Personality traits such as conscientiousness or sociability are patterns of experience and behavior that can change throughout our lives. Individual changes usually take place slowly as people gradually adapt to the demands of society and their environment. However, it is unclear whether certain personality traits can also be psychologically influenced in a short-term and targeted manner.
Researchers from the universities of Zurich, St. Gallen, Brandeis, Illinois, and ETH Zurich have now investigated this question using a digital intervention. In their study, around 1,500 participants were provided with a specially developed smartphone app for three months and the researchers then assessed whether and how their personalities had changed. The five major personality traits of openness, conscientiousness, sociability (extraversion), considerateness (agreeableness), and emotional vulnerability (neuroticism) were examined. The app included elements of knowledge transfer, behavioral and resource activation, self-reflection, and feedback on progress. All communication with the digital coach and companion (a chatbot) took place virtually. The chatbot supported the participants on a daily basis to help them make the desired changes.
Changes after three months
The majority of participants said that they wanted to reduce their emotional vulnerability, increase their conscientiousness, or increase their extraversion. Those who participated in the intervention for more than three months reported greater success in achieving their change goals than the control group who took part for only two months. Close friends and family members also observed changes in those participants who wanted to increase expression of a certain personality trait. However, for those who wanted to reduce expression of a trait, the people close to them noticed little change. This group mainly comprised those participants who wanted to become less emotionally vulnerable, an inner process that is less observable from the outside.

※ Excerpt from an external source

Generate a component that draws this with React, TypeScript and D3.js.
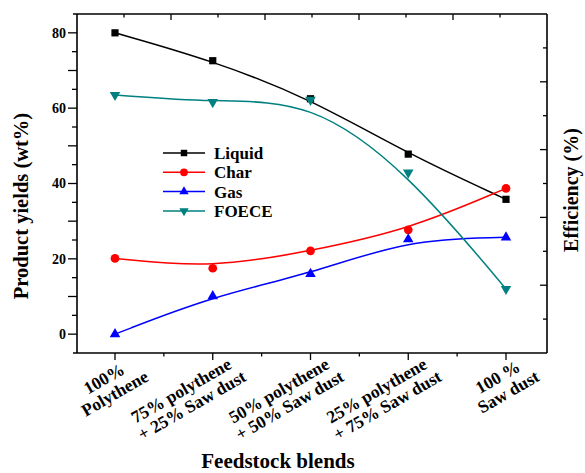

"The participants and their friends alike reported that three months after the end of the intervention, the personality changes brought about by using the app had persisted," says Mathias Allemand, professor of psychology at UZH. "These surprising results show that we are not just slaves to our personality, but that we can deliberately make changes to routine experience and behavior patterns."
Important for health promotion and prevention
The findings also indicate that development of the personality structure can happen more quickly than was previously believed. "In addition, change processes accompanied by digital tools can be used in everyday life," explains first author Mirjam Stieger of Brandeis University in the USA, who did her doctorate at UZH. However, more evidence of the effectiveness of digital interventions is needed. For example, it was unclear whether the changes achieved were permanent or only reflected temporary fluctuations.
The present findings are not only interesting for research, but could also find application in a variety of areas of life. In health promotion and prevention, for example, such apps could boost the resources of individuals, as people's attitude to their situation and personality traits such as conscientiousness have an influence on health and healthy aging.
The Smartphone App PEACH (PErsonality coACH)
The smartphone application PEACH was developed as part of a project funded by the Swiss National Science Foundation (SNSF) to study personality change through a digital intervention. The application provides scalable communication capabilities using a digital agent that mimics a conversation with a human. The PEACH app also includes digital journaling, reminders of individual goals, video clips, opportunities for self-reflection and feedback on progress. Weekly core topics and small interventions aim to address and activate the desired changes and thus the development of personality traits.
The app was developed as a research tool. In the future, however, it is thought that research apps such as PEACH will be made widely available.